En la última parte de la casa estaba la cocina, pequeña y comunicada con un minúsculo comedor antes de un pequeño corral. De la cocina hacia la derecha nacía la escalera, en cuyo descanso, sujeto a la pared, estaba el teléfono, negro y de cordón de tela. Esta escalera daba acceso al piso alto de la casa donde dormían los moradores.
Ya muerto Manuel, cedía Guaditoca este comedor a algún grupo de confianza para hacer allí sus cochoflos. La última vez que se usó para estos menesteres fue muy poco antes de la muerte de José, con sardinas asadas que trajo el Tato de Valverde.
En los domingos de verano la terraza de la calle era de las más concurridas del pueblo. Ponían el televisor en alto, sobre una mesa y un velador. Era cuando salían los matrimonios y allí se sentaban a tomar el fresco mientras los niños jugaban en la plaza.
Los días de diario del verano se echaba el fondo en pequeños grupos que charlaban de sus temas. No tenían nada más que callarse los de un grupo para escuchar nítidamente lo que estaban gritando los de al lado.
La chiquenina era una botella de cuarto y mitad de capacidad. Generalmente tenían buen vino y estas botellitas eran la medida ideal cuando uno iba sólo, aunque después no fuera la única que se bebiese.

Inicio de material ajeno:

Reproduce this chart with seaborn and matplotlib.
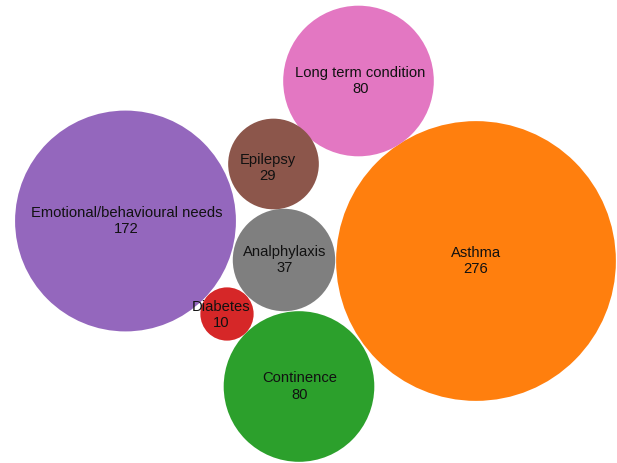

Cuando venía José a traerla al velador tenía la costumbre, a modo de broma, de arrimársela al brazo o a la cara de alguno con el que tenía más confianza y así te sorprendía con la frescura que producía el frigorífico, ese frigorífico color de caramelo siempre con su run run. Por cierto que antes tenían uno no eléctrico, color marfil, de los que se les ponía una barra de hielo y que posteriormente adquirió Juan López y lo instaló en la Acción Católica para enfriar las caseras que vendía en vasitos.
José Menor era cliente asiduo. Solía sentarse en la mesa que estaba enfrente de la puerta de entrada. Ahí lo recuerdo el último domingo por la noche que lo vi. Era octubre. Su cara curtida por el sol, peinado hacia atrás con su botellita. Gran cazador y persona servicial donde las hubiera. En esta mesa, él, Junto con Manolo González, Antonio Manchón, Cándido, Francisco el veterinario y algún otro crearon las bases para la puesta en funcionamiento de la Sociedad de Cazadores.
Serafín el practicante, Juan Antonio Valencia y algunos otros formaban grupo en el que no faltaban las polémicas sobre cualquier tema de actualidad, sobre todo fútbol. Estas y otras conversaciones aumentaban de intensidad decibélica a medida que avanzaba la velada.